Saint-Édouard Church (Église Saint-Édouard) is a Roman Catholic church in Montreal, Quebec, Canada. It is dedicated to Edward the Confessor, the King of England from 1047 until 1066. Its construction started in 1901 and was completed in 1909.

Its address is 6500 Saint-Vallier Street, near the intersection of Saint Denis Street and Beaubien Street.

==History==
Montreal grew rapidly in the 1890s. Saint-Édouard parish and its church were the result. In 1895, a meeting was convened by the canon Bruchesi and the formation of a parish was requested almost unanimously. On December 14, 1895, Monsignor Édouard-Charles Fabre erected the parish and applied to the Archbishop of Montreal for the construction of a temporary Chapel on the Saint Denis Street along with the presence of a resident priest. The request was accepted and construction began.

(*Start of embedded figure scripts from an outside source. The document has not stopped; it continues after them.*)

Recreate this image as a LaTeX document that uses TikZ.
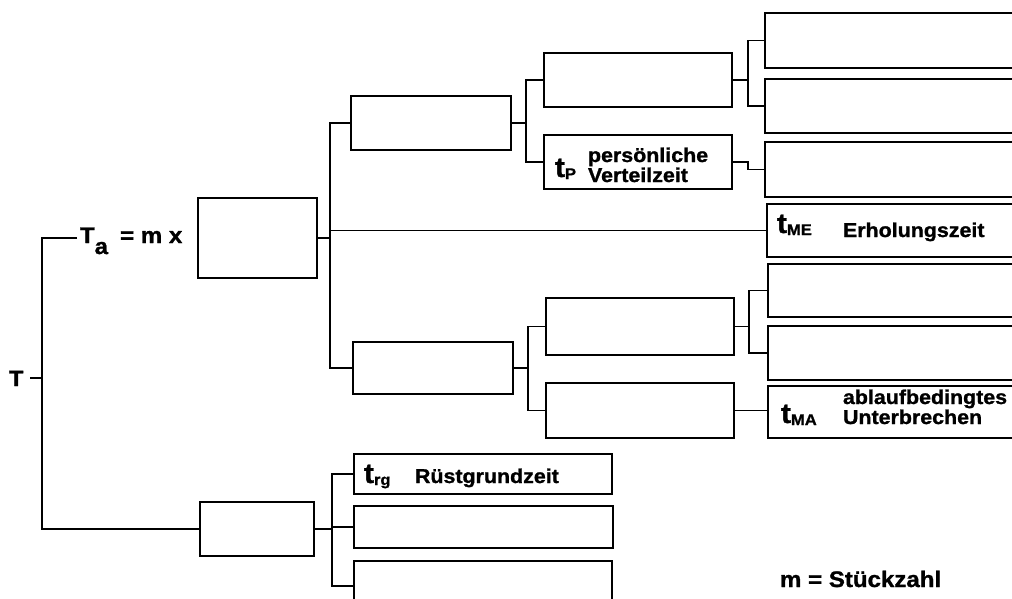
\documentclass[tikz,border=0pt]{standalone}
\usepackage{fontspec}
\setmainfont[FakeStretch=1.07,BoldFeatures={FakeBold=1.2}]{Liberation Sans}
\newcommand{\lbl}{\fontsize{20}{21}\selectfont\bfseries}
\newcommand{\bigt}[1]{{\fontsize{28}{28}\selectfont\bfseries t}\raisebox{-2pt}{\fontsize{15.5}{15.5}\selectfont\bfseries #1}}
\begin{document}
\begin{tikzpicture}[x=1pt,y=-1pt,
  box/.style={draw,line width=1.7pt,inner sep=0pt,outer sep=0pt,rectangle},
  txt/.style={anchor=base west,inner sep=0pt,outer sep=0pt,font=\lbl},
  conn/.style={line width=1.6pt}]
\useasboundingbox (0,0) rectangle (1012,598);
\clip (0,0) rectangle (1012,598);
% boxes
\node[box,minimum width=119pt,minimum height=80pt] (Ta)  at (257.5,238) {};
\node[box,minimum width=160pt,minimum height=54pt] (A)   at (431,123) {};
\node[box,minimum width=160pt,minimum height=52pt] (B)   at (433,368) {};
\node[box,minimum width=188pt,minimum height=54pt] (A1)  at (638,80) {};
\node[box,minimum width=188pt,minimum height=54pt] (tP)  at (638,162) {};
\node[box,minimum width=255pt,minimum height=55pt] (A1a) at (892.5,40.5) {};
\node[box,minimum width=255pt,minimum height=54pt] (A1b) at (892.5,106) {};
\node[box,minimum width=255pt,minimum height=55pt] (A2a) at (892.5,169.5) {};
\node[box,minimum width=253pt,minimum height=53pt] (tME) at (893.5,230.5) {};
\node[box,minimum width=188pt,minimum height=57pt] (B1)  at (640,326.5) {};
\node[box,minimum width=188pt,minimum height=55pt] (B2)  at (640,410.5) {};
\node[box,minimum width=252pt,minimum height=53pt] (B1a) at (894,290.5) {};
\node[box,minimum width=252pt,minimum height=54pt] (B1b) at (894,353) {};
\node[box,minimum width=252pt,minimum height=52pt] (tMA) at (894,412) {};
\node[box,minimum width=114pt,minimum height=54pt] (C)   at (257,529) {};
\node[box,minimum width=258pt,minimum height=40pt] (trg) at (483,474) {};
\node[box,minimum width=259pt,minimum height=42pt] (C2)  at (483.5,527) {};
\node[box,minimum width=258pt,minimum height=50pt] (C3)  at (483,586) {};
% texts
\node[txt,font=\fontsize{22}{22}\selectfont\bfseries] (T) at (9,386) {T};
\node[txt,font=\fontsize{22.5}{22.5}\selectfont\bfseries] (TaL) at (80,243) {T\raisebox{-11pt}{a}\hspace{12pt}= m x};
\node[txt] (tPt) at (555,177) {\bigt{P}};
\node[txt] (tPa) at (588,162) {persönliche};
\node[txt] (tPb) at (588,182) {Verteilzeit};
\node[txt] (tMEt) at (777,233) {\bigt{ME}};
\node[txt] (tMEa) at (843,237) {Erholungszeit};
\node[txt] (tMAt) at (781,423) {\bigt{MA}};
\node[txt] (tMAa) at (843,404) {ablaufbedingtes};
\node[txt] (tMAb) at (843,424) {Unterbrechen};
\node[txt] (trgt) at (364,483) {\bigt{rg}};
\node[txt] (trga) at (415,483) {Rüstgrundzeit};
\node[txt,font=\fontsize{22.5}{22.5}\selectfont\bfseries] (m) at (780,587) {m = Stückzahl};
% bus coordinates
\coordinate (b0) at (42,238);
\coordinate (b1) at (330,0);
\coordinate (bA) at (526,0);
\coordinate (bA1) at (748,0);
\coordinate (bB) at (528,0);
\coordinate (bB1) at (749,0);
\coordinate (bC) at (332,0);
% connectors
\draw[conn] ([xshift=7pt]T.east |- 0,378) -- (b0 |- 0,378);
\draw[conn] ([xshift=-3pt]TaL.west |- b0) -- (b0) -- (b0 |- C.west) -- (C.west);
\draw[conn] (Ta.east) -- (Ta.east -| b1);
\draw[conn] (A.west) -- (A.west -| b1) -- (B.west -| b1) -- (B.west);
\draw[conn] (tME.west -| b1) -- (tME.west);
\draw[conn] (A.east) -- (A.east -| bA);
\draw[conn] (A1.west) -- (A1.west -| bA) -- (tP.west -| bA) -- (tP.west);
\draw[conn] (A1.east) -- (A1.east -| bA1);
\draw[conn] (A1a.west) -- (A1a.west -| bA1) -- (A1b.west -| bA1) -- (A1b.west);
\draw[conn] (tP.east) -- (tP.east -| bA1) -- (A2a.west -| bA1) -- (A2a.west);
\draw[conn] (B.east) -- (B.east -| bB);
\draw[conn] (B1.west) -- (B1.west -| bB) -- (B2.west -| bB) -- (B2.west);
\draw[conn] (B1.east) -- (B1.east -| bB1);
\draw[conn] (B1a.west) -- (B1a.west -| bB1) -- (B1b.west -| bB1) -- (B1b.west);
\draw[conn] (B2.east) -- (B2.east -| tMA.west);
\draw[conn] (C.east) -- (C.east -| bC);
\draw[conn] (trg.west) -- (trg.west -| bC) -- (C3.west -| bC) -- (C3.west);
\draw[conn] (C2.west) -- (C2.west -| bC);
\end{tikzpicture}
\end{document}
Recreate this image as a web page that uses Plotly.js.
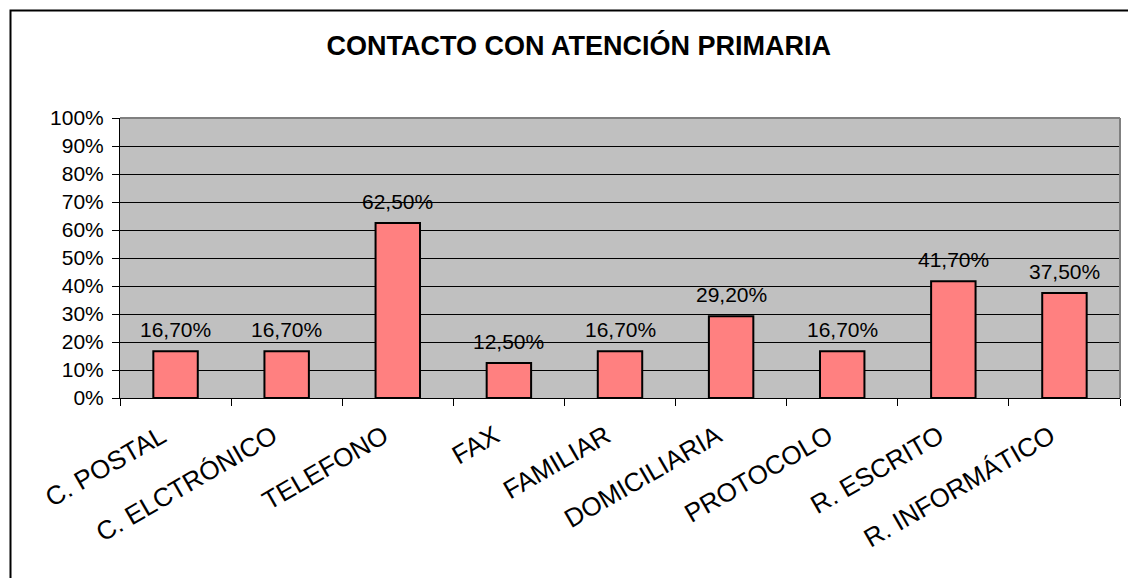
<!DOCTYPE html>
<html>
<head>
<meta charset="utf-8">
<script src="https://cdn.plot.ly/plotly-3.0.1.min.js"></script>
<style>
  html, body { margin: 0; padding: 0; background: #ffffff; }
  #chart { width: 1128px; height: 578px; }
</style>
</head>
<body>
<div id="chart"></div>
<script>
// ---- data ----
const categories = ["C. POSTAL", "C. ELCTRÓNICO", "TELEFONO", "FAX", "FAMILIAR", "DOMICILIARIA", "PROTOCOLO", "R. ESCRITO", "R. INFORMÁTICO"];
const values = [0.167, 0.167, 0.625, 0.125, 0.167, 0.292, 0.167, 0.417, 0.375];
const chartTitle = "CONTACTO CON ATENCIÓN PRIMARIA";

const fmt = v => (v * 100).toFixed(2).replace('.', ',') + '%';

const font = "Liberation Sans, Arial, sans-serif";

const trace = {
  type: 'bar',
  x: categories,
  y: values,
  marker: { color: '#FF8080', line: { color: '#000000', width: 2 } },
  hoverinfo: 'skip'
};

const annotations = categories.map((c, i) => ({
  x: c, y: values[i], xref: 'x', yref: 'y',
  text: fmt(values[i]), showarrow: false,
  yanchor: 'bottom', yshift: 8,
  font: { family: font, size: 21, color: '#000' }
}));

const layout = {
  width: 1128, height: 578,
  margin: { l: 120, r: 8, t: 118, b: 180 },
  paper_bgcolor: '#ffffff',
  plot_bgcolor: '#C0C0C0',
  showlegend: false,
  bargap: 0.6,
  title: {
    text: '<b>' + chartTitle + '</b>',
    font: { family: font, size: 27, color: '#000' },
    xref: 'container', yref: 'container',
    x: 0.513, xanchor: 'center',
    y: 0.921, yanchor: 'middle'
  },
  xaxis: {
    type: 'category',
    tickangle: -30,
    tickson: 'boundaries',
    ticks: 'outside', ticklen: 7, tickcolor: '#000', tickwidth: 1,
    showline: true, linecolor: '#000', linewidth: 1,
    showgrid: false,
    tickfont: { family: font, size: 26, color: '#000' },
    ticklabelstandoff: 12,
    ticklabelshift: -14,
    fixedrange: true
  },
  yaxis: {
    range: [0, 1],
    dtick: 0.1,
    tickformat: '.0%',
    ticks: 'outside', ticklen: 7, tickcolor: '#000', tickwidth: 1,
    showline: true, linecolor: '#000', linewidth: 1,
    showgrid: true, gridcolor: '#000', gridwidth: 1,
    zeroline: false,
    tickfont: { family: font, size: 21, color: '#000' },
    ticklabelstandoff: 4,
    fixedrange: true
  },
  annotations: annotations,
  shapes: [
    // plot area top & right borders (gray)
    { type: 'line', xref: 'paper', yref: 'paper', x0: 0, x1: 1, y0: 1, y1: 1, line: { color: '#808080', width: 2 } },
    { type: 'line', xref: 'paper', yref: 'paper', x0: 1, x1: 1, y0: 0, y1: 1, line: { color: '#808080', width: 2 } },
    // outer chart frame (left and top edges visible)
    { type: 'rect', xref: 'paper', yref: 'paper', x0: -0.1095, x1: 1.02, y0: -0.75, y1: 1.384, line: { color: '#000', width: 2 }, fillcolor: 'rgba(0,0,0,0)', layer: 'above' }
  ]
};

Plotly.newPlot('chart', [trace], layout, { displayModeBar: false, staticPlot: true });
</script>
</body>
</html>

The Chapel on the rue Saint-Denis opened in May 1896. One hundred and twenty families inhabited the parish. By 1897, the parish grew to 400 families. The Saint-Denis Street chapel replied to the request a few years later due to the rapid population growth at the end of 19th century. A larger church was needed.

In 1901, the parishioners decided that the construction of a church and a Presbytery was necessary, and chose the architect Joseph-Arthur Godin to prepare the plans of the base. By 1905, the parish grew to 1,200 families. In 1906, the parishioners accepted the plans of the architect Joseph-Ovide Turgeon for the church. The construction of the church top began in 1907. The limestone was extracted from the Martineau Quarry where Père Marquette Park is now located. The church was completed in 1909. The entire front facade of the church is made up of elements of limestone. Arrows of copper sit atop the bells. The organ was built in 1913 by Casavant Frères in Saint-Hyacinthe. It has three manuals and pedals. The organ is still in very good condition. The church bells, manufactured by the Georges Pacard in Haute-Savoie, were added in 1922.

In the mid-1970, architect John Bland restored the colors and designs of the altar of celebration and the ambon in a contemporary manner.